--- Begin ---
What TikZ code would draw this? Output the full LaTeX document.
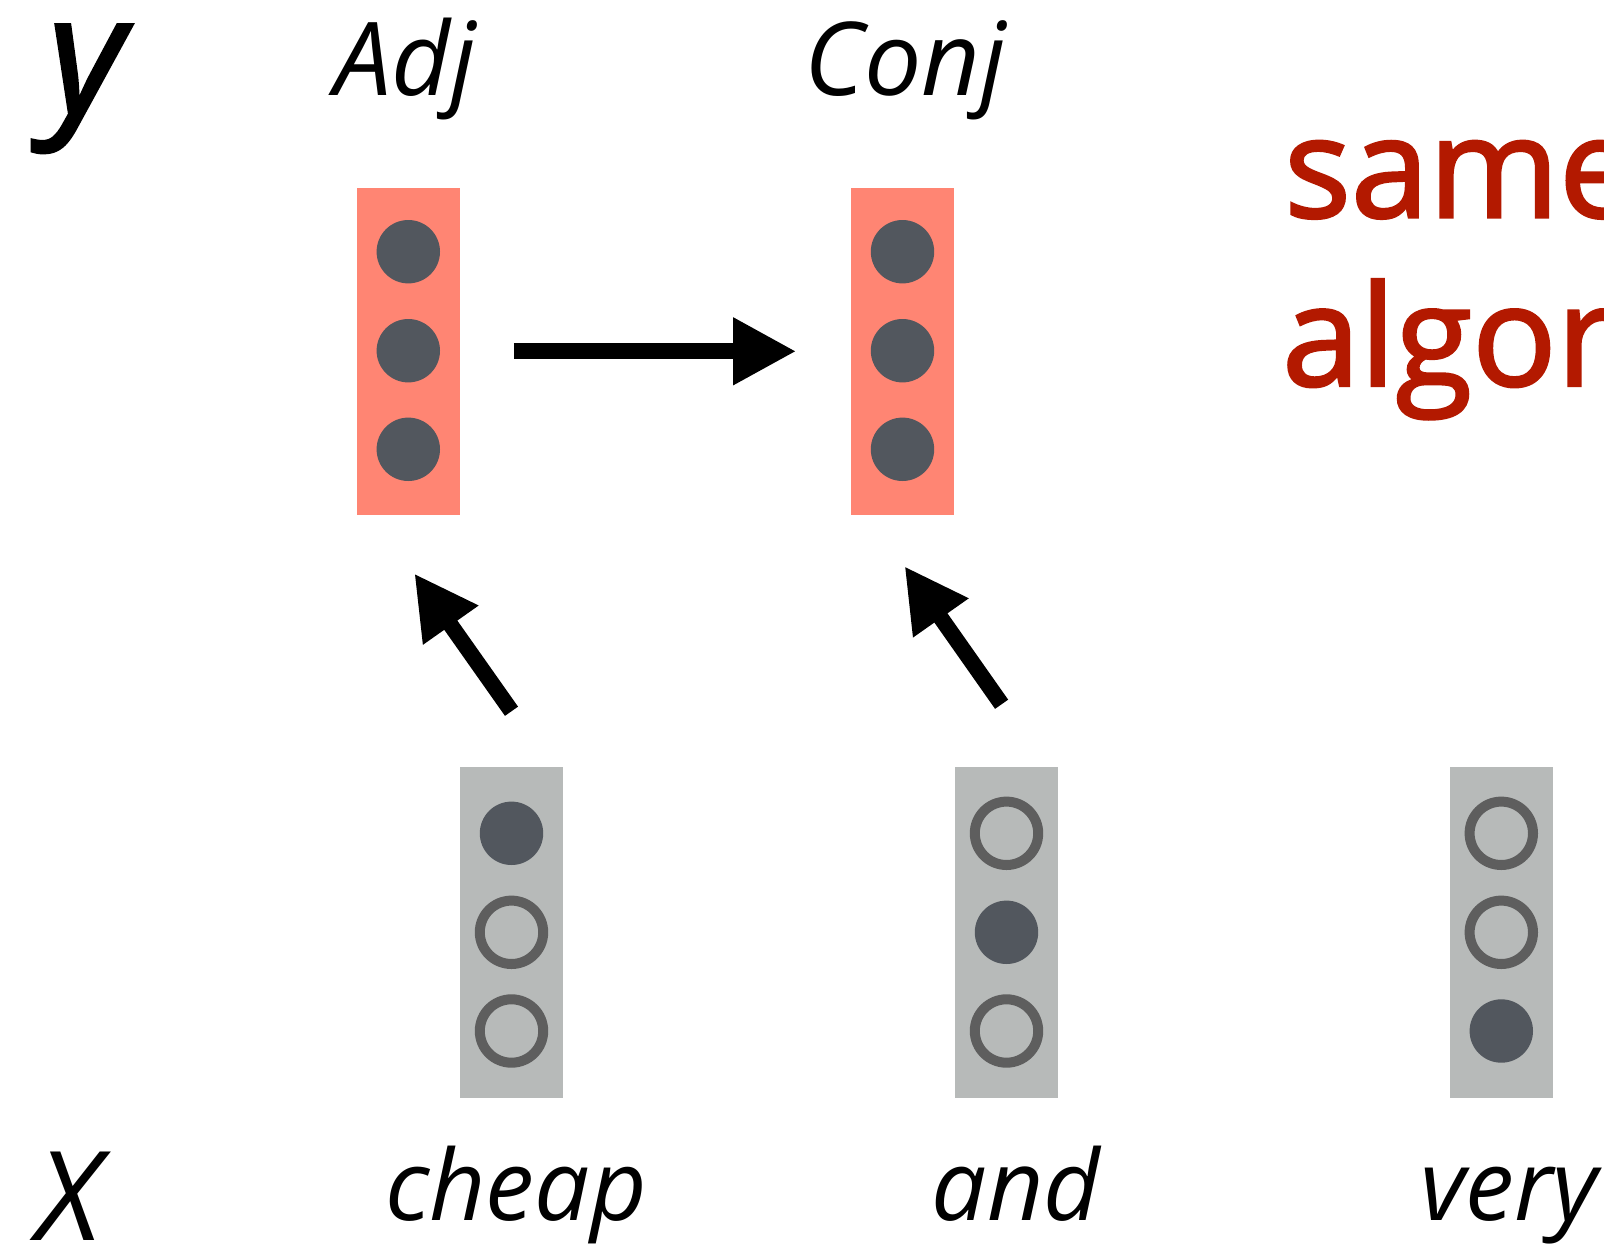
\documentclass[tikz,border=0pt]{standalone}
\usepackage{fontspec}
\setmainfont{Open Sans}
\newfontfamily\heavysans[FakeBold=2]{Open Sans}
\usetikzlibrary{arrows.meta,calc}
\definecolor{salmon}{RGB}{255,133,115}
\definecolor{dotdark}{RGB}{82,87,94}
\definecolor{boxgray}{RGB}{183,186,185}
\definecolor{ringgray}{RGB}{94,94,94}
\definecolor{algred}{RGB}{179,25,0}
\tikzset{
  tagbox/.style={rectangle, fill=salmon, minimum width=103.3pt, minimum height=326.7pt, inner sep=0pt},
  wordbox/.style={rectangle, fill=boxgray, minimum width=102.5pt, minimum height=330.7pt, inner sep=0pt},
  ondot/.style={circle, fill=dotdark, minimum size=63.4pt, inner sep=0pt},
  offdot/.style={circle, draw=ringgray, line width=10pt, fill=boxgray, minimum size=63.4pt, inner sep=0pt},
  bigarrow/.style={line width=16pt, line cap=butt, -{Triangle[length=63.3pt,width=63.3pt]}},
  tagtext/.style={font=\fontsize{102}{102}\selectfont\itshape, inner sep=0pt, anchor=base},
  wordtext/.style={font=\fontsize{98}{98}\selectfont\itshape, inner sep=0pt, anchor=base},
  sidetext/.style={font=\heavysans\fontsize{140}{140}\selectfont, text=algred, inner sep=0pt, anchor=base west}
}
\begin{document}
\begin{tikzpicture}[x=1pt,y=-1pt]
\clip (0,0) rectangle (1604,1245);
\fill[white] (0,0) rectangle (1604,1245);

% output tag vectors
\node[tagbox] (r1) at (408.3,351.3) {};
\node[tagbox] (r2) at (902.5,351.3) {};
\foreach \b in {r1,r2}{
  \node[ondot] (\b a) at ($(\b)+(0,-99.6)$) {};
  \node[ondot] (\b b) at ($(\b)+(0,-0.6)$) {};
  \node[ondot] (\b c) at ($(\b)+(0,98)$) {};
}

% one-hot word vectors
\node[wordbox] (g1) at (511.5,932.3) {};
\node[wordbox] (g2) at (1006.5,932.3) {};
\node[wordbox] (g3) at (1501.3,932.3) {};
\node[ondot]  (g1a) at ($(g1)+(0,-99)$) {};
\node[offdot] (g1b) at ($(g1)+(0,0)$) {};
\node[offdot] (g1c) at ($(g1)+(0,98.7)$) {};
\node[offdot] (g2a) at ($(g2)+(0,-99)$) {};
\node[ondot]  (g2b) at ($(g2)+(0,0)$) {};
\node[offdot] (g2c) at ($(g2)+(0,98.7)$) {};
\node[offdot] (g3a) at ($(g3)+(0,-99)$) {};
\node[offdot] (g3b) at ($(g3)+(0,0)$) {};
\node[ondot]  (g3c) at ($(g3)+(0,98.7)$) {};

% arrows
\draw[bigarrow, shorten <=53.7pt, shorten >=54.3pt] (r1.east) -- (r2.west);
\coordinate (t1) at ($(g1.north)+(0,-55.5)$);
\coordinate (h1) at ($(r1.south)+(6,58.6)$);
\coordinate (t2) at ($(g2.north)+(-4.9,-62.5)$);
\coordinate (h2) at ($(r2.south)+(2,51.3)$);
\draw[bigarrow] (t1) -- (h1);
\draw[bigarrow] (t2) -- (h2);

% labels
\node[font=\heavysans\fontsize{165}{165}\selectfont\itshape, inner sep=0pt, anchor=base west] (ylab) at (48,113) {y};
\node[font=\fontsize{124}{124}\selectfont\itshape, inner sep=0pt, anchor=base west] (xlab) at (36,1240) {X};
\node[tagtext] (adj) at (405,95) {Adj};
\node[tagtext] (conj) at (905,95) {Conj};
\node[wordtext] (w1) at (516,1220) {cheap};
\node[wordtext] (w2) at (1016,1220) {and};
\node[wordtext, anchor=base west] (w3) at (1420,1220) {very};
\node[sidetext] (s1) at (1284,217.3) {same};
\node[sidetext] (s2) at (1282,385.7) {algor};
\end{tikzpicture}
\end{document}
--- End ---
# [Aim]
Take the listing and print it again exactly, but without any pictures.

# [Task solution]
What TikZ code would draw this? Output the full LaTeX document.
\documentclass[tikz,border=0pt]{standalone}
\usepackage{fontspec}
\setmainfont{Open Sans}
\newfontfamily\heavysans[FakeBold=2]{Open Sans}
\usetikzlibrary{arrows.meta,calc}
\definecolor{salmon}{RGB}{255,133,115}
\definecolor{dotdark}{RGB}{82,87,94}
\definecolor{boxgray}{RGB}{183,186,185}
\definecolor{ringgray}{RGB}{94,94,94}
\definecolor{algred}{RGB}{179,25,0}
\tikzset{
  tagbox/.style={rectangle, fill=salmon, minimum width=103.3pt, minimum height=326.7pt, inner sep=0pt},
  wordbox/.style={rectangle, fill=boxgray, minimum width=102.5pt, minimum height=330.7pt, inner sep=0pt},
  ondot/.style={circle, fill=dotdark, minimum size=63.4pt, inner sep=0pt},
  offdot/.style={circle, draw=ringgray, line width=10pt, fill=boxgray, minimum size=63.4pt, inner sep=0pt},
  bigarrow/.style={line width=16pt, line cap=butt, -{Triangle[length=63.3pt,width=63.3pt]}},
  tagtext/.style={font=\fontsize{102}{102}\selectfont\itshape, inner sep=0pt, anchor=base},
  wordtext/.style={font=\fontsize{98}{98}\selectfont\itshape, inner sep=0pt, anchor=base},
  sidetext/.style={font=\heavysans\fontsize{140}{140}\selectfont, text=algred, inner sep=0pt, anchor=base west}
}
\begin{document}
\begin{tikzpicture}[x=1pt,y=-1pt]
\clip (0,0) rectangle (1604,1245);
\fill[white] (0,0) rectangle (1604,1245);

% output tag vectors
\node[tagbox] (r1) at (408.3,351.3) {};
\node[tagbox] (r2) at (902.5,351.3) {};
\foreach \b in {r1,r2}{
  \node[ondot] (\b a) at ($(\b)+(0,-99.6)$) {};
  \node[ondot] (\b b) at ($(\b)+(0,-0.6)$) {};
  \node[ondot] (\b c) at ($(\b)+(0,98)$) {};
}

% one-hot word vectors
\node[wordbox] (g1) at (511.5,932.3) {};
\node[wordbox] (g2) at (1006.5,932.3) {};
\node[wordbox] (g3) at (1501.3,932.3) {};
\node[ondot]  (g1a) at ($(g1)+(0,-99)$) {};
\node[offdot] (g1b) at ($(g1)+(0,0)$) {};
\node[offdot] (g1c) at ($(g1)+(0,98.7)$) {};
\node[offdot] (g2a) at ($(g2)+(0,-99)$) {};
\node[ondot]  (g2b) at ($(g2)+(0,0)$) {};
\node[offdot] (g2c) at ($(g2)+(0,98.7)$) {};
\node[offdot] (g3a) at ($(g3)+(0,-99)$) {};
\node[offdot] (g3b) at ($(g3)+(0,0)$) {};
\node[ondot]  (g3c) at ($(g3)+(0,98.7)$) {};

% arrows
\draw[bigarrow, shorten <=53.7pt, shorten >=54.3pt] (r1.east) -- (r2.west);
\coordinate (t1) at ($(g1.north)+(0,-55.5)$);
\coordinate (h1) at ($(r1.south)+(6,58.6)$);
\coordinate (t2) at ($(g2.north)+(-4.9,-62.5)$);
\coordinate (h2) at ($(r2.south)+(2,51.3)$);
\draw[bigarrow] (t1) -- (h1);
\draw[bigarrow] (t2) -- (h2);

% labels
\node[font=\heavysans\fontsize{165}{165}\selectfont\itshape, inner sep=0pt, anchor=base west] (ylab) at (48,113) {y};
\node[font=\fontsize{124}{124}\selectfont\itshape, inner sep=0pt, anchor=base west] (xlab) at (36,1240) {X};
\node[tagtext] (adj) at (405,95) {Adj};
\node[tagtext] (conj) at (905,95) {Conj};
\node[wordtext] (w1) at (516,1220) {cheap};
\node[wordtext] (w2) at (1016,1220) {and};
\node[wordtext, anchor=base west] (w3) at (1420,1220) {very};
\node[sidetext] (s1) at (1284,217.3) {same};
\node[sidetext] (s2) at (1282,385.7) {algor};
\end{tikzpicture}
\end{document}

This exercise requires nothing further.